Posted to user@spark.apache.org by kant kodali <ka...@gmail.com> on 2017/12/23 11:50:43 UTC
How to use schema from one of the columns of a dataset to parse
another column and create a flattened dataset using Spark Streaming 2.2.0?
Hi All,
How to use value (schema) of one of the columns of a dataset to parse
another column and create a flattened dataset using Spark Streaming 2.2.0?
I have the following *source data frame* that I create from reading
messages from Kafka
col1: string
col2: json string
col1 | col2
---------------------------------------------------------------------------
schemaUri1 | "{"name": "foo", "zipcode": 11111}"
schemaUri2 | "{"name": "bar", "zipcode": 11112, "id": 1234}"
schemaUri1 | "{"name": "foobar", "zipcode": 11113}"

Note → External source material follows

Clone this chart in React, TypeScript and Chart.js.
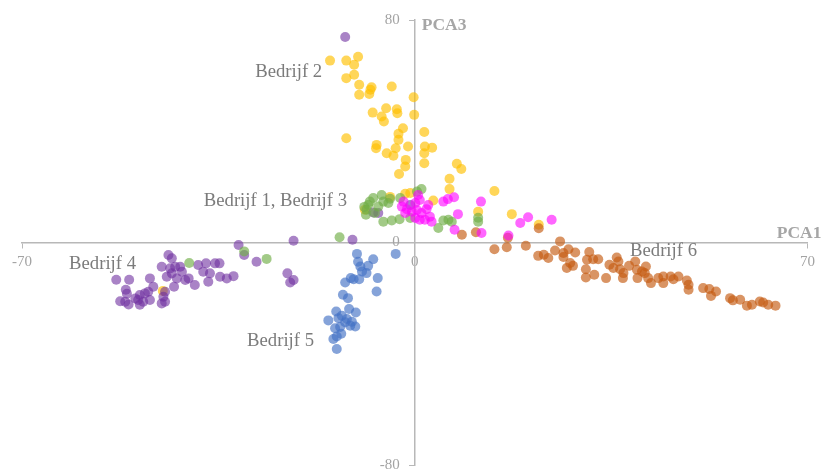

schemaUri2 | "{"name": "barfoo", "zipcode": 11114, "id": 1235,
"interest": "reading"}"
*My target data frame*
name | zipcode | id | interest
--------------------------------
foo | 11111 | null | null
bar | 11112 | 1234 | null
foobar | 11113 | null | null
barfoo | 11114 | 1235 | reading
*Assume you have the following function*
// This function returns a StructType that represents a schema for a given
schemaUri
public StructType getSchema(String schemaUri)